Pet Tips

Our Training Mantra

October 23, 2022

Training your dog is a lifelong endeavor.  My two dogs, Kitsune the papillon and Fenrir the Alaskan Klee Kai, are 13 and 7 respectively.  Not spring chickens anymore, as much as I hate to admit it.  Despite that, I try to work on training with them at least a few times a week.  It can sometimes be hard to find the time, admittedly.  Life gets hectic sometimes.  But we make it a bit easier on ourselves because my dog training mantra, the one thing I always try to keep in mind while working with my dogs, is…

To Always Have Fun!

dog training mantra

Anyone who’s ever dealt with a fearful dog, or a dog with any type of behavioral issues, will probably agree that training can, at times, get stressful.  It’s one thing when you’re faced with training your dog how to sit or give you his paw.  It’s quite another when you’re trying to teach them that the neighbors aren’t scary monsters who want to murder them and their whole family.
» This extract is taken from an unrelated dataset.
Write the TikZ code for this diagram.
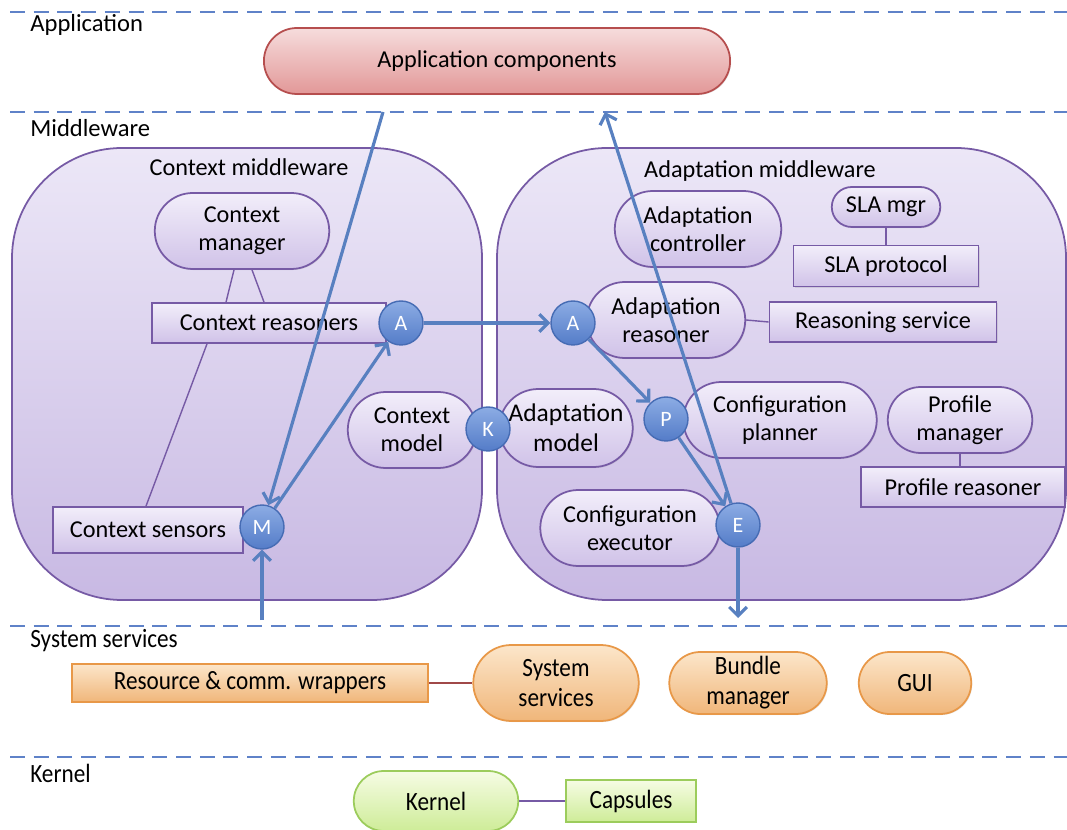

And to be fair, even training simple things can get frustrating sometimes.

But stress and frustration isn’t something I want to bring to the table when it comes to my dogs.  I didn’t get dogs because I wanted another source of frustration in my life.  And my dogs don’t benefit from stress any more than a human would.

A facet of animal behavior that’s always especially fascinated me is how animals learn through play.

Anyone who’s watched a nature documentary or two has probably heard of this before.  Young wolves, for example, wrestle and play with their siblings.  This helps them to develop the muscles and skills that they’ll someday use to hunt.  In the same way that a human child isn’t aware that his scribbling is helping him to develop important skills like eye hand coordination, a wolf cub doesn’t know that his playful bout with his siblings is helping him to develop skills that could someday be the difference between life or death.

All they know is that they are having fun!

When I walk my dog Fen, I don’t leave the house without a toy in my pocket.  Fen has never been an especially food motivated dog.  But he loves playing and he loves toys.  It’s hard to stay terrified of the neighbors when every time you see them “mom” pulls your favorite toy out of her pocket!

Fun can be a great motivator for dogs.  Having fun with your pets is an amazing way to build a relationship based on positivity.  At the end of the day, I don’t want my dogs to behave themselves because they fear me.  I want them to behave themselves because behaving themselves and doing what I ask of them is awesome and fun!  I want them to trust me.  I want them to see the world as a happy, fun place, not one they have to be stressed about or fear.

So my training mantra is to always have fun!

Failure is ok.  We don’t have to always be perfect.  We don’t have to live life or train on an arbitrary timeline.  If a training session is feeling overly frustrating or stressful for either me or my dogs, then that’s my cue to reevaluate what I’m doing.  Maybe I need to change things up a bit, find a new way to teach that same skill.  Or maybe we just need to take a break for the day, relax, and revisit whatever it was we were working on with fresh minds the next day.  At the end of a training session, success to me isn’t how many times my dogs did what I asked of them perfectly.  A successful training session is one where we tried our best, enjoyed each others company, remained as stress and frustration free as possible, and just had fun!